La pression est devenue trop forte: la Banque centrale européenne (BCE) annonce ce jeudi après-midi le relèvement de ses taux directeurs de 0,5 point de pourcentage. Le tournant des taux d'intérêt est ainsi amorcé dans la zone euro — un mois après la Suisse, qui avait anticipé cette hausse.
Il s'agit du «début d'un voyage», comme l'a récemment formulé la présidente de la BCE Christine Lagarde. La première hausse des taux d'intérêt de l'institution monétaire européenne depuis 2011 devrait être suivie d'autres: les économistes tablent sur une nouvelle poussée allant jusqu'à 1,5% au printemps prochain. Décryptons.

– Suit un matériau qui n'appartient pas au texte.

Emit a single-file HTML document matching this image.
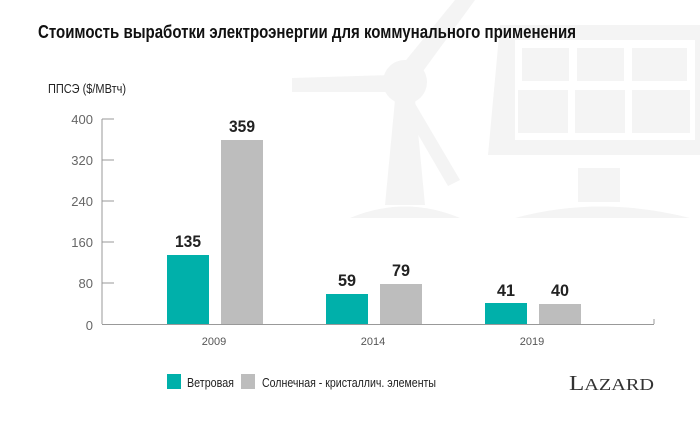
<!DOCTYPE html>
<html><head><meta charset="utf-8"><style>
body{margin:0;background:#fff;}
svg{display:block;font-family:"Liberation Sans Narrow","Liberation Sans",sans-serif;}
</style></head><body>
<svg width="700" height="428" viewBox="0 0 700 428">
<g fill="#f4f4f4">
 <polygon points="398,70 455,0 475,0 418,78"/>
 <polygon points="392,75 292,78 292,92 392,92"/>
 <polygon points="410,95 460,180 448,186 398,100"/>
 <circle cx="405" cy="82" r="22"/>
 <polygon points="395,100 415,100 425,205 385,205"/>
 <path d="M350,218 Q405,195 460,218 Z"/>
 <path d="M500,25 L700,25 L700,155 L488,155 Z M515,40 L515,140 L695,140 L695,40 Z" fill-rule="evenodd"/>
 <rect x="522" y="48" width="47" height="33"/><rect x="577" y="48" width="47" height="33"/><rect x="632" y="48" width="55" height="33"/>
 <rect x="518" y="90" width="50" height="43"/><rect x="575" y="90" width="50" height="43"/><rect x="632" y="90" width="58" height="43"/>
 <rect x="578" y="168" width="42" height="34"/>
 <path d="M515,218 Q600,195 690,218 Z"/>
</g>
<text x="38" y="38" font-size="18" font-weight="bold" fill="#111" textLength="538" lengthAdjust="spacingAndGlyphs">Стоимость выработки электроэнергии для коммунального применения</text>
<text x="48" y="93" font-size="13" fill="#222" textLength="78" lengthAdjust="spacingAndGlyphs">ППСЭ ($/МВтч)</text>
<g stroke="#999" stroke-width="1">
 <line x1="102" y1="119" x2="102" y2="324"/>
 <line x1="102" y1="324.5" x2="654" y2="324.5"/>
 <line x1="654" y1="319" x2="654" y2="324"/>
 <line x1="102" y1="119" x2="114" y2="119"/>
 <line x1="102" y1="160" x2="114" y2="160"/>
 <line x1="102" y1="201" x2="114" y2="201"/>
 <line x1="102" y1="242" x2="114" y2="242"/>
 <line x1="102" y1="283" x2="114" y2="283"/>
</g>
<g font-family="Liberation Sans,sans-serif" font-size="13" fill="#666" text-anchor="end">
 <text x="93" y="124">400</text><text x="93" y="165">320</text><text x="93" y="206">240</text>
 <text x="93" y="247">160</text><text x="93" y="288">80</text><text x="93" y="330">0</text>
</g>
<g fill="#00b0aa">
 <rect x="167" y="255" width="42" height="69"/>
 <rect x="326" y="294" width="42" height="30"/>
 <rect x="485" y="303" width="42" height="21"/>
</g>
<g fill="#bdbdbd">
 <rect x="221" y="140" width="42" height="184"/>
 <rect x="380" y="284" width="42" height="40"/>
 <rect x="539" y="304" width="42" height="20"/>
</g>
<g font-family="Liberation Sans,sans-serif" font-size="17" font-weight="bold" fill="#222" text-anchor="middle" lengthAdjust="spacingAndGlyphs">
 <text x="188" y="247" textLength="26" lengthAdjust="spacingAndGlyphs">135</text><text x="242" y="132" textLength="26" lengthAdjust="spacingAndGlyphs">359</text>
 <text x="347" y="286" textLength="18" lengthAdjust="spacingAndGlyphs">59</text><text x="401" y="276" textLength="18" lengthAdjust="spacingAndGlyphs">79</text>
 <text x="506" y="296" textLength="18" lengthAdjust="spacingAndGlyphs">41</text><text x="560" y="296" textLength="18" lengthAdjust="spacingAndGlyphs">40</text>
</g>
<g font-family="Liberation Sans,sans-serif" font-size="11" fill="#555" text-anchor="middle">
 <text x="214" y="345">2009</text><text x="373" y="345">2014</text><text x="532" y="345">2019</text>
</g>
<rect x="167" y="374" width="14" height="15" fill="#00b0aa"/>
<text x="187" y="387" font-size="13" fill="#222" textLength="47" lengthAdjust="spacingAndGlyphs">Ветровая</text>
<rect x="241" y="374" width="14" height="15" fill="#bdbdbd"/>
<text x="262" y="387" font-size="13" fill="#222" textLength="174" lengthAdjust="spacingAndGlyphs">Солнечная - кристаллич. элементы</text>
<text x="569" y="390" font-family="Liberation Serif,serif" font-size="21" fill="#333" textLength="85" lengthAdjust="spacingAndGlyphs">L<tspan font-size="17">AZARD</tspan></text>
</svg>
</body></html>
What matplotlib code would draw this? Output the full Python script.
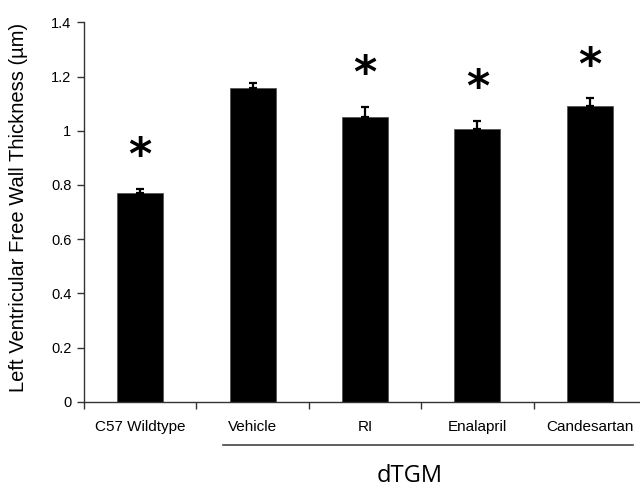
import matplotlib
matplotlib.use("Agg")
import matplotlib.pyplot as plt
from matplotlib.lines import Line2D
import numpy as np

categories = ["C57 Wildtype", "Vehicle", "RI", "Enalapril", "Candesartan"]
values = [0.770, 1.158, 1.051, 1.008, 1.090]
errors = [0.015, 0.017, 0.038, 0.028, 0.030]
significant = [True, False, True, True, True]
yticks = [0, 0.2, 0.4, 0.6, 0.8, 1.0, 1.2, 1.4]
ytick_labels = ["0", "0.2", "0.4", "0.6", "0.8", "1", "1.2", "1.4"]
group_label = "dTGM"
ylabel = "Left Ventricular Free Wall Thickness (\u00b5m)"

plt.rcParams['font.family'] = ['Liberation Sans', 'DejaVu Sans']

W, H = 640, 488
fig = plt.figure(figsize=(W / 100, H / 100), dpi=100)
ax = fig.add_axes([84 / W, (H - 401.7) / H, (646 - 84) / W, (401.7 - 22.3) / H])

x = np.arange(len(categories))
ax.bar(x, values, width=0.41, color='black', edgecolor='#555555', linewidth=0.6, zorder=2)
ax.errorbar(x, values, yerr=[np.zeros(len(errors)), errors], fmt='none',
            ecolor='black', elinewidth=1.6, capsize=3.2, capthick=1.6, zorder=3)

for xi, v, e, s in zip(x, values, errors, significant):
    if s:
        ax.text(xi, v + e + 0.118, "*", ha='center', va='center', fontsize=32,
                fontweight='bold', family=['DejaVu Sans'])

ax.set_xlim(-0.5, len(categories) - 0.5)
ax.set_ylim(0, 1.4)
ax.set_yticks(yticks)
ax.set_yticklabels(ytick_labels, fontsize=10.5)
ax.set_xticks(x)
ax.set_xticklabels(categories, fontsize=11)
ax.set_xticks(np.arange(len(categories) + 1) - 0.5, minor=True)
ax.tick_params(axis='x', which='major', length=0, pad=13)
ax.tick_params(axis='x', which='minor', length=5, width=1, direction='out', color='#333333')
ax.tick_params(axis='y', length=5, width=1, direction='out', color='#333333', pad=4)
ax.spines['top'].set_visible(False)
ax.spines['right'].set_visible(False)
for sp in ['left', 'bottom']:
    ax.spines[sp].set_color('#333333')
    ax.spines[sp].set_linewidth(1.0)

ax.set_ylabel(ylabel, fontsize=14.5)
ax.yaxis.set_label_coords(-0.1, 0.513)

fig.add_artist(Line2D([223 / W, 633 / W], [(H - 445) / H, (H - 445) / H],
                      color='#444444', linewidth=1.2))
fig.text(410 / W, (H - 476) / H, group_label, ha='center', va='center', fontsize=17,
         family=['Open Sans', 'DejaVu Sans'])

fig.savefig("out.png", dpi=100)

1. Qu'est-ce que cela signifie?
Concrètement, le taux d'intérêt auquel les banques peuvent emprunter de l'argent à la banque centrale sur une longue période passe de 0 à 0,5%. Il s'agit en quelque sorte d'un coup de frein à main. En juin, l'inflation dans la zone euro a bondi à 8,6%. Une valeur record depuis près de 25 ans (1999), lors de l'introduction de l'euro.
2. Pourquoi maintenant?
La BCE agit comme prévu, mais plutôt tardivement. «Elle a attendu beaucoup trop longtemps», ose Reto Föllmi, professeur d'économie à l'Université de Saint-Gall. Celui-ci rappelle que la BCE vise une inflation de 2% à long terme. Un cap qu'elle a largement perdu de vue, selon le spécialiste.
En réalité, c'est surtout la hausse des prix de l'énergie qui a fait bouger les banquiers centraux à Francfort. «Au début, il y avait l'espoir que cela ne soit que temporaire, mais cela ne s'est pas produit. Au contraire, c'est une inflation forte et durable qui se dessine, et cela a été complètement sous-estimé, décrypte Reto Föllmi. Or, une fois qu'un processus inflationniste est engagé, il est difficile de le stopper.»
3. Pourquoi avoir autant attendu?
Si la BCE a tant évité d'actionner ce frein à main, c'est en raison du fort endettement des États membres, en particulier au sud de l'Europe. L'Italie, l'enfant terrible, est considérée comme un obstacle à une politique monétaire restrictive. Car l'augmentation du taux directeur annoncée aujourd'hui va faire bondir les intérêts de la dette publique italienne.
«Le pays n'a pas profité de la période de haute conjoncture pour réduire sa dette, et celle-ci a fortement augmenté durant le Covid. Tout cela se retourne contre l'Italie aujourd'hui», analyse le professeur de l'Université de Saint-Gall.
4. Qu'est-ce que cela implique pour la Suisse?
La Suisse est à une toute autre enseigne: la décision de la BCE est une excellente nouvelle pour le pays et la Banque nationale suisse (BNS) en particulier. «Avec cette augmentation du taux directeur européen, sa marge de manœuvre s'élargit à nouveau», explique Reto Föllmi.
Pourquoi? Parce que le taux directeur plus élevé sera suivi d'une demande plus forte pour l'euro. Cela enlève un peu la pression du franc fort et ouvre la voie à d'autres adaptations à la hausse du taux directeur en Suisse. Les experts s'attendent à ce que la BNS remonte les taux d'intérêt dès septembre.